SHORT EXERCISE
Give back exactly the lines from the one with "Convert this chart to matplotlib code." through the one with "humedad = [43.7, 42.0, 45.4, 44.3, 35.8, 33.1, 29.6, 25.9, 25.6]", inclusive, without the images.

-- start LISTING --

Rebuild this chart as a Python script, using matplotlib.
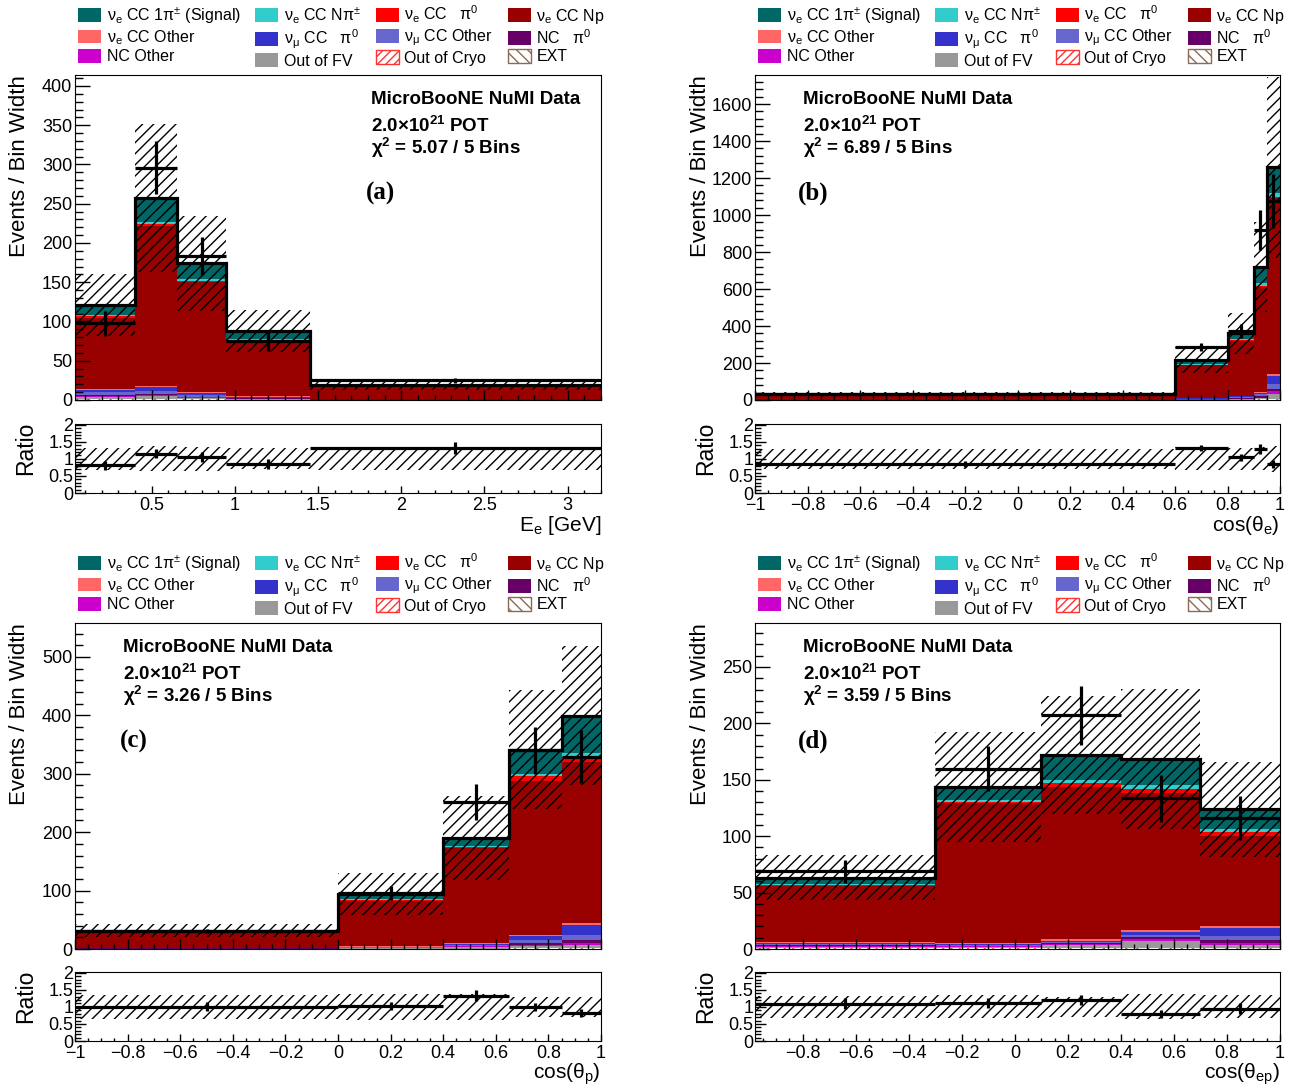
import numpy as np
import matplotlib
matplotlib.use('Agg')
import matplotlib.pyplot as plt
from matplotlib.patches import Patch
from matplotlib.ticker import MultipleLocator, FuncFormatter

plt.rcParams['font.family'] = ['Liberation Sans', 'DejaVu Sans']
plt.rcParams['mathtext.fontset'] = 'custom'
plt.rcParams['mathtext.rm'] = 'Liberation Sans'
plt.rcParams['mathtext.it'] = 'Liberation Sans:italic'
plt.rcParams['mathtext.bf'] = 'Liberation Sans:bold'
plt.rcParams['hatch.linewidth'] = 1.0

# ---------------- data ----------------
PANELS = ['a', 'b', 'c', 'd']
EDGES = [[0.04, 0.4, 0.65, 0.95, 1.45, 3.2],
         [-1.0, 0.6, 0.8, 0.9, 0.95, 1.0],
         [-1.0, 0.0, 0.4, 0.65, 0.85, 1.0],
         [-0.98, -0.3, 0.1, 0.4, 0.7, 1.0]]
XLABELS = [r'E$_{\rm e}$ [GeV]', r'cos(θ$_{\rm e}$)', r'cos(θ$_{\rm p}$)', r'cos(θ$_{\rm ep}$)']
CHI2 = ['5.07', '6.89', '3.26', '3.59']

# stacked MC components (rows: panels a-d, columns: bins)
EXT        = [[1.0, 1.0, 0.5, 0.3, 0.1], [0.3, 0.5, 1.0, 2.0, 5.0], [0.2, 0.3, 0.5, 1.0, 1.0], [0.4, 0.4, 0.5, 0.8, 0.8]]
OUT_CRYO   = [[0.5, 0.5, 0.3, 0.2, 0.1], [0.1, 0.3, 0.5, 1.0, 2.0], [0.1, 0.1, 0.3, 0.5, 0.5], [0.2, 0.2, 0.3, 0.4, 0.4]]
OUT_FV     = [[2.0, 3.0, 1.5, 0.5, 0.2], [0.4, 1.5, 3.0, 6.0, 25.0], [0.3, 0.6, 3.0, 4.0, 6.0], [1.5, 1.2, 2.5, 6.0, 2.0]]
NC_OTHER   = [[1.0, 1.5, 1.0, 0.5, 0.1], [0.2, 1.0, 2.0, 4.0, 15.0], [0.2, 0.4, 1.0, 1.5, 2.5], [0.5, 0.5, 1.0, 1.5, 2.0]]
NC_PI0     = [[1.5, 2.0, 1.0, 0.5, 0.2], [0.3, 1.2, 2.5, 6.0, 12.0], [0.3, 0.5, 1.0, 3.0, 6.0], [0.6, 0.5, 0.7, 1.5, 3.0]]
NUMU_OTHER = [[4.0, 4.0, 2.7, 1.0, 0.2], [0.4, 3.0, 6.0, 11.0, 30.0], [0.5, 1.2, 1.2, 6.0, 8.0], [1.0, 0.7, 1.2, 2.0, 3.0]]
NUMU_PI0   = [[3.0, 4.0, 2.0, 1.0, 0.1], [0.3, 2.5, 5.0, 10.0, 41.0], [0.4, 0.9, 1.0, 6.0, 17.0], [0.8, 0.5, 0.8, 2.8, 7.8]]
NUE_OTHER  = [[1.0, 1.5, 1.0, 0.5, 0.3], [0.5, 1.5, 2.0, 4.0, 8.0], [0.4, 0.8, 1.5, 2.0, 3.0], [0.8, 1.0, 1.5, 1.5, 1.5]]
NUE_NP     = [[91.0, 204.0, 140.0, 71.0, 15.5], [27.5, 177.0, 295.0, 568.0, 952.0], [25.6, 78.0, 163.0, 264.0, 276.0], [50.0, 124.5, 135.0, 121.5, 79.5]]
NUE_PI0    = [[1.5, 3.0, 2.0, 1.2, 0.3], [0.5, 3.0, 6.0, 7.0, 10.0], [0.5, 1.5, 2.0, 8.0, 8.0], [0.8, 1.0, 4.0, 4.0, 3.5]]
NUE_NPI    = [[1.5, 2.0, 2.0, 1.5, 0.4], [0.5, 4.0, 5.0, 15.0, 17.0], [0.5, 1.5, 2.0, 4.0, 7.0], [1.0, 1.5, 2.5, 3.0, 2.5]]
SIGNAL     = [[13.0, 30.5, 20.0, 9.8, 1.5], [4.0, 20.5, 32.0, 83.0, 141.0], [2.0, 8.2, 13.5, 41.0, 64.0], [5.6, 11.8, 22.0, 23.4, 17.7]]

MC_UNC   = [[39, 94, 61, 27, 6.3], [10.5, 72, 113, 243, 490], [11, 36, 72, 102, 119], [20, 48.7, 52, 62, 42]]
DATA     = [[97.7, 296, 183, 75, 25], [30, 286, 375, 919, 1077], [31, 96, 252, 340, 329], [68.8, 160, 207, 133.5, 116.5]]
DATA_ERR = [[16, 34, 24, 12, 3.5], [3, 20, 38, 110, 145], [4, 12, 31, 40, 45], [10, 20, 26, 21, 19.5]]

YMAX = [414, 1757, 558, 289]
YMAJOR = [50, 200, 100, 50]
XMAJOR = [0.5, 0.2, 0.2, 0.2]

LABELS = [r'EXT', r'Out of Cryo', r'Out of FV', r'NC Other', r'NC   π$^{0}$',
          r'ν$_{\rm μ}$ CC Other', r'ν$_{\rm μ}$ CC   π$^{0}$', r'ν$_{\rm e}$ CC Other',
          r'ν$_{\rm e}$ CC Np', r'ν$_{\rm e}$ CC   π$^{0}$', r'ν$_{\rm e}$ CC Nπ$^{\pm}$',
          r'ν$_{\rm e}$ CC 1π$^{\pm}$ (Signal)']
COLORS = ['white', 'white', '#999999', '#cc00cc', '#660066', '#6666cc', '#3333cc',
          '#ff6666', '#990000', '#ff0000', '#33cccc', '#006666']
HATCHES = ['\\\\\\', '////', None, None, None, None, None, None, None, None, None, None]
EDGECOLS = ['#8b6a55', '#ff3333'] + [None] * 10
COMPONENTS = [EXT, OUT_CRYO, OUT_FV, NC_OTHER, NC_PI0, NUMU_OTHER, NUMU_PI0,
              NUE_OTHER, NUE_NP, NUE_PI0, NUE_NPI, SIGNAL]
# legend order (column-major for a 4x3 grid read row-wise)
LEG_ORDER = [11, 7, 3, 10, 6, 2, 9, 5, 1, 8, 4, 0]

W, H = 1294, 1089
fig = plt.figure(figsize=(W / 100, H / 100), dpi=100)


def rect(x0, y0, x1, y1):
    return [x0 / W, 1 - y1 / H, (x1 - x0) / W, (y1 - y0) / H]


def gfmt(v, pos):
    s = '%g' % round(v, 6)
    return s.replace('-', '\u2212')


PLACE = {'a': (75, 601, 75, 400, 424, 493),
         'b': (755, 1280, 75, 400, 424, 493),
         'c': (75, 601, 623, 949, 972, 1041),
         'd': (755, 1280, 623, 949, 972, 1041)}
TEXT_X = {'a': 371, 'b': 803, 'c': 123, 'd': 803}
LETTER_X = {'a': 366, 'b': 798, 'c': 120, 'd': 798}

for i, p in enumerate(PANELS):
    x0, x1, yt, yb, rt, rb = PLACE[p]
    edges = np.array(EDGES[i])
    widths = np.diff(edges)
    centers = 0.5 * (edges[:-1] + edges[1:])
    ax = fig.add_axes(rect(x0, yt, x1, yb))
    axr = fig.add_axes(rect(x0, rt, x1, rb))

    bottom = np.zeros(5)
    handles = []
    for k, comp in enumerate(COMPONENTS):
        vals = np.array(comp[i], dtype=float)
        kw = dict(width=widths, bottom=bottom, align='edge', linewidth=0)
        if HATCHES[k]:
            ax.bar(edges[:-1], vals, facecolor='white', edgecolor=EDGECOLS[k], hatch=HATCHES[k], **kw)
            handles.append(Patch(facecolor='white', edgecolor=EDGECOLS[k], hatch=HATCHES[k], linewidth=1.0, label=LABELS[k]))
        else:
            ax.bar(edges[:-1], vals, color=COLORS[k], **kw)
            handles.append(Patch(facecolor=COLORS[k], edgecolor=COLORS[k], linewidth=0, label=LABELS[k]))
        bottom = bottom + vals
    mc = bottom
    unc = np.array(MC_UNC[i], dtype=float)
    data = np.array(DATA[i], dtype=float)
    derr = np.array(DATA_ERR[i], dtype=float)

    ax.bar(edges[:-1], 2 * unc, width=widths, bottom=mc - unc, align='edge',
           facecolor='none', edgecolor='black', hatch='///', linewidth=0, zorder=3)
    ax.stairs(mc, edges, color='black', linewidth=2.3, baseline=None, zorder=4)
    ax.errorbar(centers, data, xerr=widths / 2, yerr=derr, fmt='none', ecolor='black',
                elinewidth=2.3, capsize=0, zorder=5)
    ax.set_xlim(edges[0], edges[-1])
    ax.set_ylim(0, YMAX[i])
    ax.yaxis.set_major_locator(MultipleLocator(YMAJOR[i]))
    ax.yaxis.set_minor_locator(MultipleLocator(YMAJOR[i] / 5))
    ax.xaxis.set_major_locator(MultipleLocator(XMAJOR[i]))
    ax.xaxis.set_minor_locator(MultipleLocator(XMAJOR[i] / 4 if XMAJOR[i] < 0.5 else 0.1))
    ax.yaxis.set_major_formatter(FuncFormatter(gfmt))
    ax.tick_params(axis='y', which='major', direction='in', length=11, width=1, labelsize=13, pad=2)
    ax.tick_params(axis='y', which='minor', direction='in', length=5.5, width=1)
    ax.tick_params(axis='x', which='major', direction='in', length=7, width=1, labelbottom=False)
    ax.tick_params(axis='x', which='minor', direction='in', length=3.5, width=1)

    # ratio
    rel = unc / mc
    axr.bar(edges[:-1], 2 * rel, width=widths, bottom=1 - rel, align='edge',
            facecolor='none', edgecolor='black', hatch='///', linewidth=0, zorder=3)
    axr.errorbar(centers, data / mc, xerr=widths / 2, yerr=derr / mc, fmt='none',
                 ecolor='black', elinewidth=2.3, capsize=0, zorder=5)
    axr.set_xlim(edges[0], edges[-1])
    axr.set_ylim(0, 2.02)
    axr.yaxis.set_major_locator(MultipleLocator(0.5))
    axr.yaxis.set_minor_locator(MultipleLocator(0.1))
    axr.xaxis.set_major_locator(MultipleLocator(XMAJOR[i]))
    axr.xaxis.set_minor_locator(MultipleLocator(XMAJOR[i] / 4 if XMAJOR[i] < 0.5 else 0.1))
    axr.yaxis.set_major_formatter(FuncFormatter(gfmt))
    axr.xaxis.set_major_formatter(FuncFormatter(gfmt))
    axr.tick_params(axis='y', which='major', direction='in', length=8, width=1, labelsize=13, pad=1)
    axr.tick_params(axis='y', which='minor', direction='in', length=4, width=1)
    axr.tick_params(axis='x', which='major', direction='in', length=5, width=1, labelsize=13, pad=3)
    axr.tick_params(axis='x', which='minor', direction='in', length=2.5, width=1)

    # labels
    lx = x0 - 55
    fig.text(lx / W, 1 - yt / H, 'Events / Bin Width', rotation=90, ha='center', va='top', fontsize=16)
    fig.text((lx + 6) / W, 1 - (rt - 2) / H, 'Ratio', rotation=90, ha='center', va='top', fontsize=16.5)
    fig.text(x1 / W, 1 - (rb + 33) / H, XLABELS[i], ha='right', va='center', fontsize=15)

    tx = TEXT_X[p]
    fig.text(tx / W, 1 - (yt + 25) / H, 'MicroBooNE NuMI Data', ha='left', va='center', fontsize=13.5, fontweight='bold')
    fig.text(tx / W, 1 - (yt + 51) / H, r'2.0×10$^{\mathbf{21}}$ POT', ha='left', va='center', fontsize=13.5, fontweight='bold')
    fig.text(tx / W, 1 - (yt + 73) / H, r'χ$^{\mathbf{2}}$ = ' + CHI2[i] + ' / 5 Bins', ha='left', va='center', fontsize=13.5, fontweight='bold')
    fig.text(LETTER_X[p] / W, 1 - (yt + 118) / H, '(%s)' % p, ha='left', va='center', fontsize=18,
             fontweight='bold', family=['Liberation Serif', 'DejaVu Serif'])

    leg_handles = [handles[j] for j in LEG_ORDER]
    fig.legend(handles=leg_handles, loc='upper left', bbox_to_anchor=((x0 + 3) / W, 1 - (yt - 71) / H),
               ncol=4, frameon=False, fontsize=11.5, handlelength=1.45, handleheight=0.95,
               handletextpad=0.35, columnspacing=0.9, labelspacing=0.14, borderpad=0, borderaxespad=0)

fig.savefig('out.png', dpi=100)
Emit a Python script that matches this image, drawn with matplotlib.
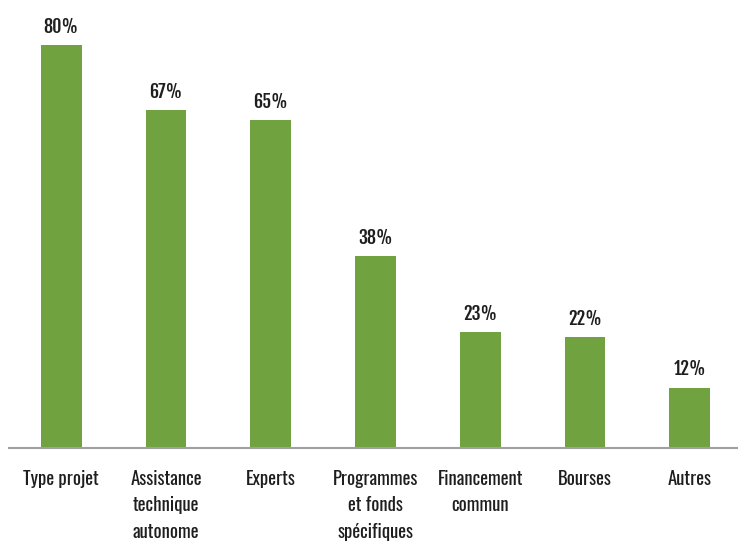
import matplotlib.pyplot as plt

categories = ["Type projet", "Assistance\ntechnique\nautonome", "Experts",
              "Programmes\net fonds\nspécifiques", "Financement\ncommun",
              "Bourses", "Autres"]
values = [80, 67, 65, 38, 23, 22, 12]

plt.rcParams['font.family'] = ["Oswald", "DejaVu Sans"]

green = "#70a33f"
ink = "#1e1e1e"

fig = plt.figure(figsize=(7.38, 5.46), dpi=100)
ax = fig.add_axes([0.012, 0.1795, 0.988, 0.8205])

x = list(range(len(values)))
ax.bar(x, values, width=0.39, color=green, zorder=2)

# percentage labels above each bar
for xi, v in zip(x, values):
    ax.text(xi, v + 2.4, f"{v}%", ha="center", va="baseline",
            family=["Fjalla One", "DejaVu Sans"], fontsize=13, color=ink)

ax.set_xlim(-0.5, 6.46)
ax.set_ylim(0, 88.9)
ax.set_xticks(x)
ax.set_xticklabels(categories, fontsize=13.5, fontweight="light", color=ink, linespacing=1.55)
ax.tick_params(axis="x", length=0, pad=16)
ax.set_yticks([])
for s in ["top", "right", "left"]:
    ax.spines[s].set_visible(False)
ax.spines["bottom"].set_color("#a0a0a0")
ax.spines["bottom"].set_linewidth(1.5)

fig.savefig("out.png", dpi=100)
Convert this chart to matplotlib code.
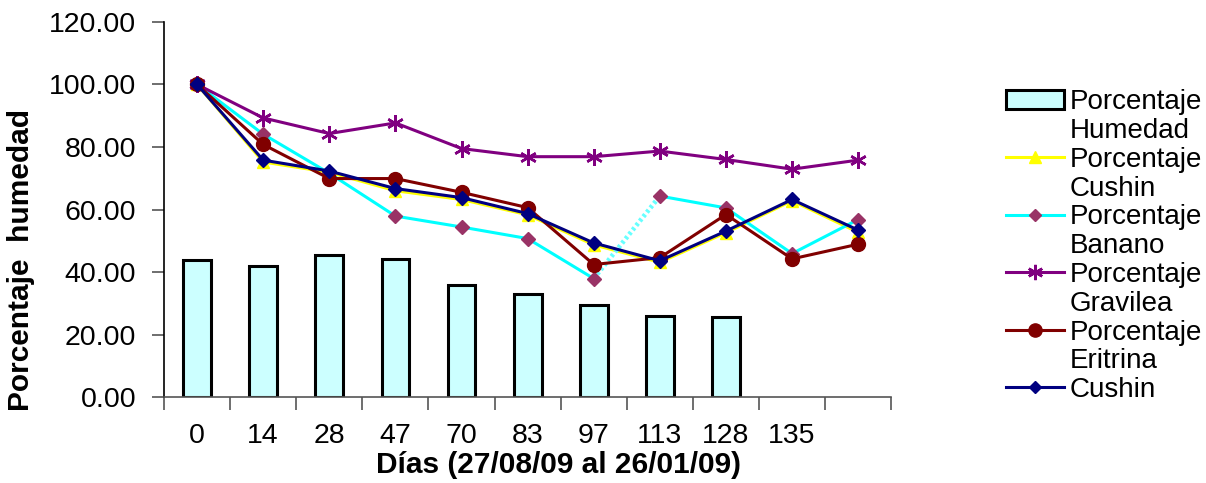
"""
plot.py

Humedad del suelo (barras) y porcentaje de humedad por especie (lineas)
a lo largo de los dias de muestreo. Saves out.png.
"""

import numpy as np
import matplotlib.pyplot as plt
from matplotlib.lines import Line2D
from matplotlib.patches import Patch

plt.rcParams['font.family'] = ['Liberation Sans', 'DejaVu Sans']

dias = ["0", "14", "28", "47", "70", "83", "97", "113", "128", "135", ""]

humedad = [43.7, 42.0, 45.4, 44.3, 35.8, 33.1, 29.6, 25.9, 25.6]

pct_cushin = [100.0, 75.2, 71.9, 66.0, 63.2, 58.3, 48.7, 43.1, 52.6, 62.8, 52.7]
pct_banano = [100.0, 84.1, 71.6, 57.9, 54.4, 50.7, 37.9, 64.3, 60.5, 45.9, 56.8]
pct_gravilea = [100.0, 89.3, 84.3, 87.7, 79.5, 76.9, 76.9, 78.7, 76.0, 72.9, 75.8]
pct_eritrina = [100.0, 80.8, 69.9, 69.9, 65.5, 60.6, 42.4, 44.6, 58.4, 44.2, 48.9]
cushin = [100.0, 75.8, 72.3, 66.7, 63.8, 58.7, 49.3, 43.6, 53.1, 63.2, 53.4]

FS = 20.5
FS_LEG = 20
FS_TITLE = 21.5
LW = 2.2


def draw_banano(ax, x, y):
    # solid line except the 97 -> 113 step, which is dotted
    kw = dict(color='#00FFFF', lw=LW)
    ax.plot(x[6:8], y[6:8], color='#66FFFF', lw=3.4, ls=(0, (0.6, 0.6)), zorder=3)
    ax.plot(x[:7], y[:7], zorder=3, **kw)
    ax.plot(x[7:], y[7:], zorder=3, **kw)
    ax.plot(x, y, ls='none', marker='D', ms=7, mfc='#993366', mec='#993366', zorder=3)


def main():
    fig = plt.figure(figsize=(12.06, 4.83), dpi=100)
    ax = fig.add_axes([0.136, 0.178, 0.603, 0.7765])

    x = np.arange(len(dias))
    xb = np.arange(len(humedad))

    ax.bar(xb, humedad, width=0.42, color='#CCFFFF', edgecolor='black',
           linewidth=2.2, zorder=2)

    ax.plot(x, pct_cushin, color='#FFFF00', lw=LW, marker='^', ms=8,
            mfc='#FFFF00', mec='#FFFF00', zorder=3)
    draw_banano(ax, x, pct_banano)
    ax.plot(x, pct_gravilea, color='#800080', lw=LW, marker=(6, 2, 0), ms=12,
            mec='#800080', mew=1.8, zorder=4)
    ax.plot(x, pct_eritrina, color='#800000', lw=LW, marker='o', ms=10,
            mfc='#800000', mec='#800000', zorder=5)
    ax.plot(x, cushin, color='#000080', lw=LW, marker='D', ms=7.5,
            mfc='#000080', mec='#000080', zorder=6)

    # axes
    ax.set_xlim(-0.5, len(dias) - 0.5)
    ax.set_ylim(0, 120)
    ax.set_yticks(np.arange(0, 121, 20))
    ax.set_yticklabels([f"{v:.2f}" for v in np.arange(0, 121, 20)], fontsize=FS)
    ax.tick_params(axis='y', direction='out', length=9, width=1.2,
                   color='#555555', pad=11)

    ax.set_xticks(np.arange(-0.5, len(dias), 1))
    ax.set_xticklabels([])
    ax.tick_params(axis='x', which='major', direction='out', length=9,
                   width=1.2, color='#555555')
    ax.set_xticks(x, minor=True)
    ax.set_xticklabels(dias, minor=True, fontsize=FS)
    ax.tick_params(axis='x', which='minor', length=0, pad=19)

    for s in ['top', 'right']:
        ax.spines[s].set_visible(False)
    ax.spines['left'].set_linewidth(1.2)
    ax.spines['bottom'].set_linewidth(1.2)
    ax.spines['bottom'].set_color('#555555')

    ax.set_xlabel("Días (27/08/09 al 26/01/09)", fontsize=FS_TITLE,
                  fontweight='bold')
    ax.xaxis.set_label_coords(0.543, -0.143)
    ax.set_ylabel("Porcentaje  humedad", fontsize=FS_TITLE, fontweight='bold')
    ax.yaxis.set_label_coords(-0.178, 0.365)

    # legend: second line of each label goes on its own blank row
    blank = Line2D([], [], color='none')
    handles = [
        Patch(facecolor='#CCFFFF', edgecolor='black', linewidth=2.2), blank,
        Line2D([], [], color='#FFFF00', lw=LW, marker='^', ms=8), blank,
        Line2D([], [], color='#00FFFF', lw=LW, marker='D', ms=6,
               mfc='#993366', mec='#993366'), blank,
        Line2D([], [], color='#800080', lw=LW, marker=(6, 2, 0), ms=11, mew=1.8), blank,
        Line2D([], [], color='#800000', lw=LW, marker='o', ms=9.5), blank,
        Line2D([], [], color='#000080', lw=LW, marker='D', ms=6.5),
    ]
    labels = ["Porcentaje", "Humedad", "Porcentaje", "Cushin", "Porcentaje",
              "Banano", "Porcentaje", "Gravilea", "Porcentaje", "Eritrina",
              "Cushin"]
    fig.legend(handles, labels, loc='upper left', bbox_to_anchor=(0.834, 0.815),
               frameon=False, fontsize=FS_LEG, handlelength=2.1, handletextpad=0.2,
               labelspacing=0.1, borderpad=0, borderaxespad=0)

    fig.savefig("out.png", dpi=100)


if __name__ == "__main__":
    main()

-- end LISTING --

ANSWER FOR THE TASK
Convert this chart to matplotlib code.
"""
plot.py

Humedad del suelo (barras) y porcentaje de humedad por especie (lineas)
a lo largo de los dias de muestreo. Saves out.png.
"""

import numpy as np
import matplotlib.pyplot as plt
from matplotlib.lines import Line2D
from matplotlib.patches import Patch

plt.rcParams['font.family'] = ['Liberation Sans', 'DejaVu Sans']

dias = ["0", "14", "28", "47", "70", "83", "97", "113", "128", "135", ""]

humedad = [43.7, 42.0, 45.4, 44.3, 35.8, 33.1, 29.6, 25.9, 25.6]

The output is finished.